**Exercise prompt:** Extract all lines that hold the string "this".

— Begin Data supplied —

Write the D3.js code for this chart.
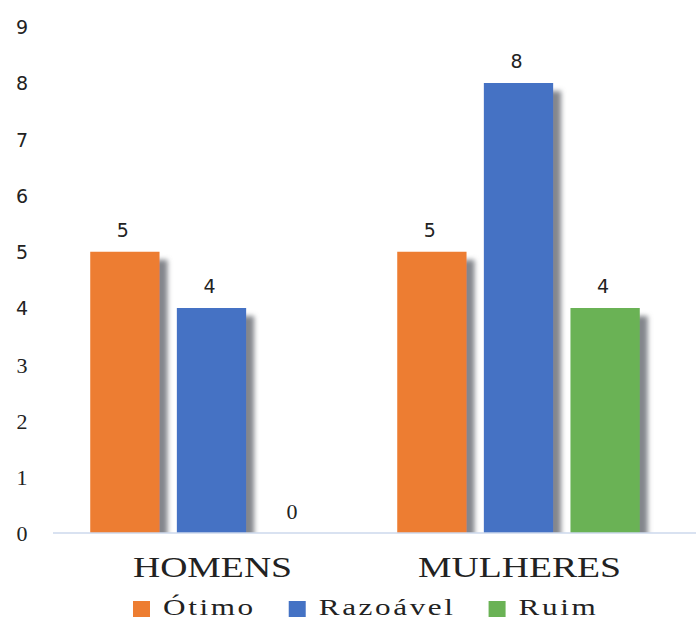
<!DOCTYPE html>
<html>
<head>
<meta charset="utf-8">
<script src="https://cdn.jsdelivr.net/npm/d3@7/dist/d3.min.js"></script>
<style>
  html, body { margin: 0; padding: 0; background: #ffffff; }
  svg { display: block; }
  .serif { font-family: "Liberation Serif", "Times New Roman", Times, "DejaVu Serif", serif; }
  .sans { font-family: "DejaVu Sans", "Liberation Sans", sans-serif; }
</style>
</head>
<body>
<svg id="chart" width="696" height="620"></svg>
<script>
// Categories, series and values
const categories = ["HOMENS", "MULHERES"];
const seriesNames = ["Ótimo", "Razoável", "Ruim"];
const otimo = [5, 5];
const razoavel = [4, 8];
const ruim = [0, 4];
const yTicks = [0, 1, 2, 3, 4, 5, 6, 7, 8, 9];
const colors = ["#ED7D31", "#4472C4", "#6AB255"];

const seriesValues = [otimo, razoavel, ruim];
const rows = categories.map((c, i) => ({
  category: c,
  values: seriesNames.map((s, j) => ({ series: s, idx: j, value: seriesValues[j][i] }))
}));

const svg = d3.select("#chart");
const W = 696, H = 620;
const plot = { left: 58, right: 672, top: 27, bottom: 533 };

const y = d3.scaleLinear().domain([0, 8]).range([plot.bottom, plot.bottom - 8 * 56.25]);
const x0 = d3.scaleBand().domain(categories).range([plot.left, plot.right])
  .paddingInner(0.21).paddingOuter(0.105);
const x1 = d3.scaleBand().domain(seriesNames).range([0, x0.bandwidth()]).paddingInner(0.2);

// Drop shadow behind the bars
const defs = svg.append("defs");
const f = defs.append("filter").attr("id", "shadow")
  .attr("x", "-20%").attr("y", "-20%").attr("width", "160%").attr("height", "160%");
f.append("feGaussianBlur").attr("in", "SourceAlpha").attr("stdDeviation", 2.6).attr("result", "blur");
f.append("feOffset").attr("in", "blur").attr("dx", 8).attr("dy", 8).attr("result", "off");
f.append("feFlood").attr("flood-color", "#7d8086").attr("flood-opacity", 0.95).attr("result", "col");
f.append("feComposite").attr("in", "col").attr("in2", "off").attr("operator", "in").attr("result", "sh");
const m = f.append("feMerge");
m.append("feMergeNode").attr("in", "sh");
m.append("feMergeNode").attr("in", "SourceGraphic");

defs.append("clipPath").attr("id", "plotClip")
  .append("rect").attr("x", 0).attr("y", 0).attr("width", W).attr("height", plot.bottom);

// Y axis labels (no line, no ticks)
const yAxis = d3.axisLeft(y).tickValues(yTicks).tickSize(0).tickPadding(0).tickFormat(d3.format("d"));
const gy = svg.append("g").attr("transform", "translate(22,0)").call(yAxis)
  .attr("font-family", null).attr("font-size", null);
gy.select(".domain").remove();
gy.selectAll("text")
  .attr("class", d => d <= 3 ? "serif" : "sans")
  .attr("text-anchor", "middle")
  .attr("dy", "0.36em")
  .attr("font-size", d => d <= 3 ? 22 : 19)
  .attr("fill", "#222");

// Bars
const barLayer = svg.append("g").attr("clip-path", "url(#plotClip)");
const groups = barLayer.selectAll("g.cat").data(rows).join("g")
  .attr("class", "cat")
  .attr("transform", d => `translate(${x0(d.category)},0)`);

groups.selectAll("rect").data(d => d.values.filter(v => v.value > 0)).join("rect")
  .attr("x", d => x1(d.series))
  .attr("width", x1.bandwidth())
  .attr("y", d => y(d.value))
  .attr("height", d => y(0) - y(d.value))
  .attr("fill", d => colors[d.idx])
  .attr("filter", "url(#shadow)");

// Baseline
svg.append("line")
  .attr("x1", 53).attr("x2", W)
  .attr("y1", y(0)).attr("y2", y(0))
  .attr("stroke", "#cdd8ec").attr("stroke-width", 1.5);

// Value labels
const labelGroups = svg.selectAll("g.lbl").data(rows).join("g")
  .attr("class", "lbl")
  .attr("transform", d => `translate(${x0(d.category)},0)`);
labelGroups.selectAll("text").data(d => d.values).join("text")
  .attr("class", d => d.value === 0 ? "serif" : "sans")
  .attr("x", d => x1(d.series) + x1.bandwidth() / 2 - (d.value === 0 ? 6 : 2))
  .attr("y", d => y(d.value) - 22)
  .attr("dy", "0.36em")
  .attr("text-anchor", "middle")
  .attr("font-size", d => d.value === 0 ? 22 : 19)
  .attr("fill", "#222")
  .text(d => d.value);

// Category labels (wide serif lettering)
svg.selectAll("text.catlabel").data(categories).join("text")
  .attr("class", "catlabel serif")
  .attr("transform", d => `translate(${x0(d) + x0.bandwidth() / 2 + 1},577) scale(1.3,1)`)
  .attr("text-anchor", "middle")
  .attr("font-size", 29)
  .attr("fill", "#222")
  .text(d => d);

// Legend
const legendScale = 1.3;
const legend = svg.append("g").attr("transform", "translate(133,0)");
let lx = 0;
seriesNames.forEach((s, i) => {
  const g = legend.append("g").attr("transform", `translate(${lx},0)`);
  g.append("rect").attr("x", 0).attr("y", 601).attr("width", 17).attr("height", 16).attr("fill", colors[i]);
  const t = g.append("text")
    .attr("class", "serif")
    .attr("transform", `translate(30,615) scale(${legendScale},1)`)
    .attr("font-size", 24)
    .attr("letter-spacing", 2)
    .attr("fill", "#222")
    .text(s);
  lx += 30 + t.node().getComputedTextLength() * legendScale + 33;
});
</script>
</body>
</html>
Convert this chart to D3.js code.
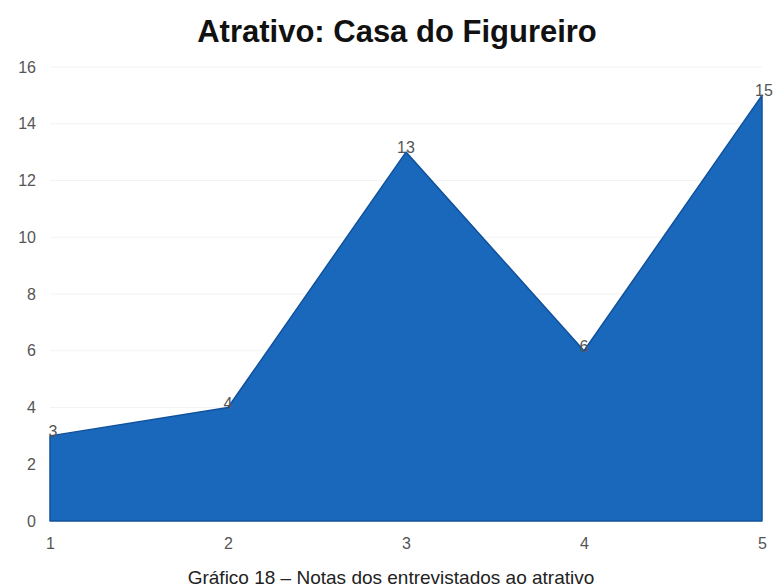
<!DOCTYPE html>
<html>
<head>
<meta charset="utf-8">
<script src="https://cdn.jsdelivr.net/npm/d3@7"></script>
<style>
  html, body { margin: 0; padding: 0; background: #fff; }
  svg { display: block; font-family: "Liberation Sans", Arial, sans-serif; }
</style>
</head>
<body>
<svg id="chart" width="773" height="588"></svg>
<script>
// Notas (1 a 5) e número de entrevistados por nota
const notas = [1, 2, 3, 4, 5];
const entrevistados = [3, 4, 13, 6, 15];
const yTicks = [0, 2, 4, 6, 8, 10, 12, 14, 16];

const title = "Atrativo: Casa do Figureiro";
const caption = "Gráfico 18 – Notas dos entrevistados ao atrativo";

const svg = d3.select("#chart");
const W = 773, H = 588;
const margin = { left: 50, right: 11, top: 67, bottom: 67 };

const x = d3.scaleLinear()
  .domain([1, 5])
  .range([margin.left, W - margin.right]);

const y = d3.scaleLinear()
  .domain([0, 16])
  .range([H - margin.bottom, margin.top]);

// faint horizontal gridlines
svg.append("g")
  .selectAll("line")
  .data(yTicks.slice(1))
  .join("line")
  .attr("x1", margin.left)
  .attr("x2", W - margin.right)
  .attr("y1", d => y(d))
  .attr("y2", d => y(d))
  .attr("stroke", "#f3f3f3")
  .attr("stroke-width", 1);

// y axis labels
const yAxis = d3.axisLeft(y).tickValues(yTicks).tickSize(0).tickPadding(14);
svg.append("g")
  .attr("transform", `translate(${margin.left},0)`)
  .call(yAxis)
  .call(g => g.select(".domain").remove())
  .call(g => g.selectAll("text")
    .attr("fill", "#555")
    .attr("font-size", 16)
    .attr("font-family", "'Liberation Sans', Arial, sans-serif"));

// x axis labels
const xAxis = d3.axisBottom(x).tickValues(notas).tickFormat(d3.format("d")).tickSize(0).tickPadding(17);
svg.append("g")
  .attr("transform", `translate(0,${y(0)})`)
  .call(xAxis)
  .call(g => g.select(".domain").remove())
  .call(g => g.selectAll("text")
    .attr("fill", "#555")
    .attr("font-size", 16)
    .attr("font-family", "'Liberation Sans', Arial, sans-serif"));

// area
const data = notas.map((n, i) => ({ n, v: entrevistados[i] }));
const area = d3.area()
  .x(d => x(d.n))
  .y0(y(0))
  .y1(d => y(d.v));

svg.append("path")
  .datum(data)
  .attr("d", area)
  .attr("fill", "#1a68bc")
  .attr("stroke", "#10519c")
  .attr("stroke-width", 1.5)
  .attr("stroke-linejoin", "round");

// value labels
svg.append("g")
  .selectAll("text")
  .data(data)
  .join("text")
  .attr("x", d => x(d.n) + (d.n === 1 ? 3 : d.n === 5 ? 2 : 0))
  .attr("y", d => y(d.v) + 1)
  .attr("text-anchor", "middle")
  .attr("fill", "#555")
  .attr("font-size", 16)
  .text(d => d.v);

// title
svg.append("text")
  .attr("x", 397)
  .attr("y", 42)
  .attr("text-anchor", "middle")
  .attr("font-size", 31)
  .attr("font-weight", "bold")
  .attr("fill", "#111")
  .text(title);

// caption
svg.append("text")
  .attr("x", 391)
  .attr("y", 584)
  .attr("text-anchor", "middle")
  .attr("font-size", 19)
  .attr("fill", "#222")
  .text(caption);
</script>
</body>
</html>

— End Data supplied —

**Written solution:**
Write the D3.js code for this chart.
Convert this chart to D3.js code.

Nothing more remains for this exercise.